Think of it like a big company owned by many people who bought “pieces” of it (shares). These shareholders have limited risk, and the company can raise huge money by selling shares to the public, often on the stock exchange. It’s the structure used by Lithuania’s largest businesses. - What’s the main difference between an AB and a UAB?
The biggest difference is how shares are handled. An AB can sell shares freely to the public on the stock market to raise massive capital. A UAB (private limited company) keeps shares private; selling them usually needs approval from other shareholders. ABs are for large, public companies, while UABs suit smaller, private businesses. - Who actually runs an akcine bendrove day-to-day?

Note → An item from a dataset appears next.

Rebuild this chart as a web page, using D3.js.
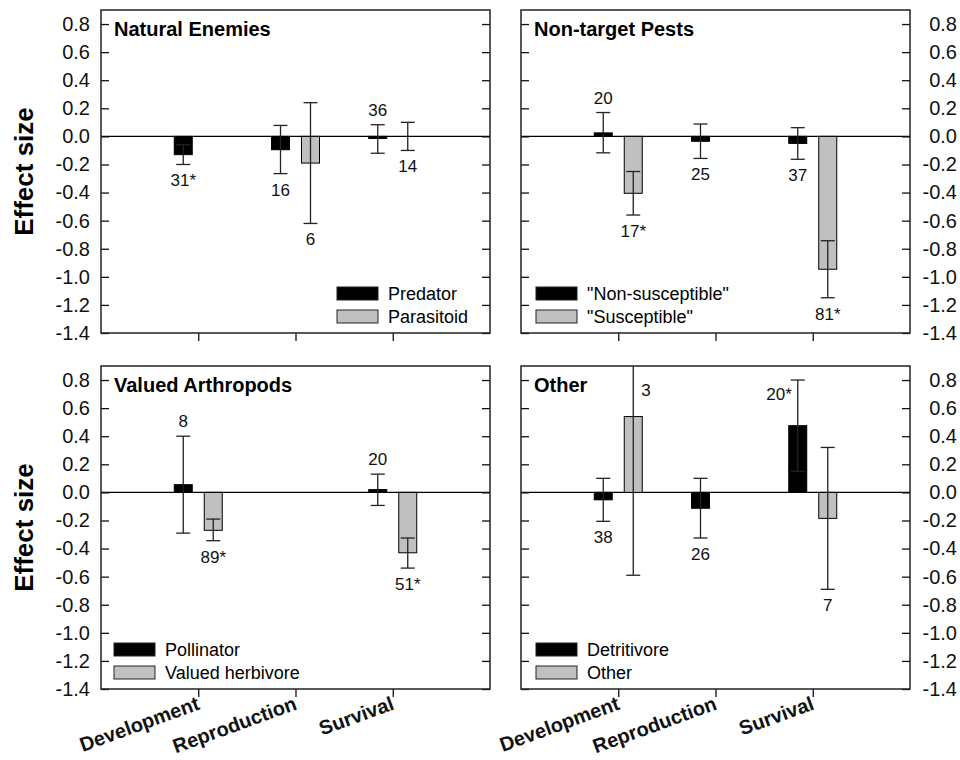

Daily operations are managed by the Management Board (Vadybos valdyba). They handle contracts, hiring, and daily decisions. However, they are supervised and appointed by the Supervisory Board (Stebėtojų valdyba), which focuses on strategy and oversight. The shareholders have the ultimate power, voting on major issues at the General Meeting. - Do shareholders in an AB have personal risk if the company fails?
Generally, no. A key benefit of an AB is “limited liability.” Shareholders typically only risk losing the money they originally invested in buying shares. Their personal assets (like homes or savings) are shielded from the company’s debts or legal problems. - Why would a company choose to become an AB?
The main reason is access to massive amounts of capital. Becoming an AB, especially a publicly listed one, allows a company to sell shares to thousands of investors via the stock exchange. This is essential for funding extremely large projects (like oil refineries, nationwide networks, or big shopping centers) that smaller business forms couldn’t finance.